Und jetzt auch noch der Iran. War es wirklich notwendig, das iranische Konsulat in Damaskus anzugreifen und damit einen Krieg mit Teheran zu riskieren? Das fragen sich in Israel viele. Dass der Iran so hart reagieren und mehr als 300 Raketen und Drohnen auf Israel abfeuern würde, hatte niemand voraussehen können – auch nicht Netanjahu. Es war aber klar, dass die Mullahs den Vorgang nicht einfach ignorieren würden.

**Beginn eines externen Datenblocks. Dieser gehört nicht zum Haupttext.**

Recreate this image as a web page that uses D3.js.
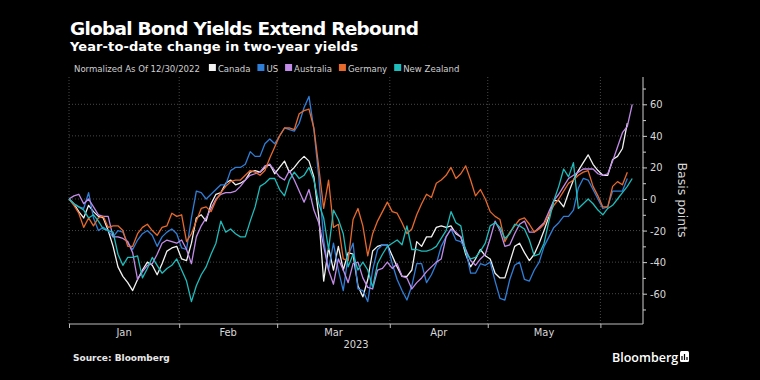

Kein israelischer Politiker hatte in den vergangenen zwanzig Jahren so oft und so deutlich von der iranischen Gefahr gesprochen wie Netanjahu. Seit der Attacke Teherans am 14. April ist er auffallend still. Netanjahu ist schon längst nicht mehr der „Mister Security“, der mit seiner Sicherheitspolitik Wahl um Wahl gewinnt. Im Gegenteil: Die Israelis geben ihm Umfragen zufolge die Hauptschuld für das Versagen des Sicherheitsapparats vor dem Hamas-Überfall am 7. Oktober. Schließlich war er es, der über Monate hinweg alle Warnungen vor einem drohenden Angriff der Hamas in den Wind geschlagen hatte.
Israel: Auf die Unterstützung der Verbündeten ist trotz allem Verlass
Seine Regierung steckte bis weit über den Kopf in ihrem Kampf für die geplante Justizreform, die nach Auffassung etlicher Kritiker die obersten Richter entmachten sollte. Seit dem Machtantritt Ende 2022 bis zum 7. Oktober kannte die Regierung kein anderes Thema. Der „Mister Security“ erklärte die Sicherheit des Staates nun plötzlich zur Nebensache. Hauptsache, seine Koalition blieb am Leben und er selbst an der Macht.
Klar erscheint: Diese Amtsperiode ist Netanjahus allerletzte Chance als Regierungschef. Also muss er diese Periode so weit wie möglich hinausdehnen. Erst wenn der Krieg gegen die Hamas offiziell zu Ende ist, wird es in Israel Neuwahlen geben. Und Netanjahu wird sie nach Lage der Dinge verlieren.
Auf eines kann sich der Langzeitpolitiker dennoch verlassen: Er kann noch so viel Streit mit den Regierungen in Washington und in Berlin vom Zaun brechen – die Unterstützung der engsten Verbündeten ist Israel dennoch sicher. Ein neues US-Hilfspaket für im Umfang von 26 Milliarden Dollar billigte das US-Repräsentantenhaus am Wochenende. Allerdings nicht Benjamin Netanjahu zuliebe. Sondern eher ihm zum Trotz.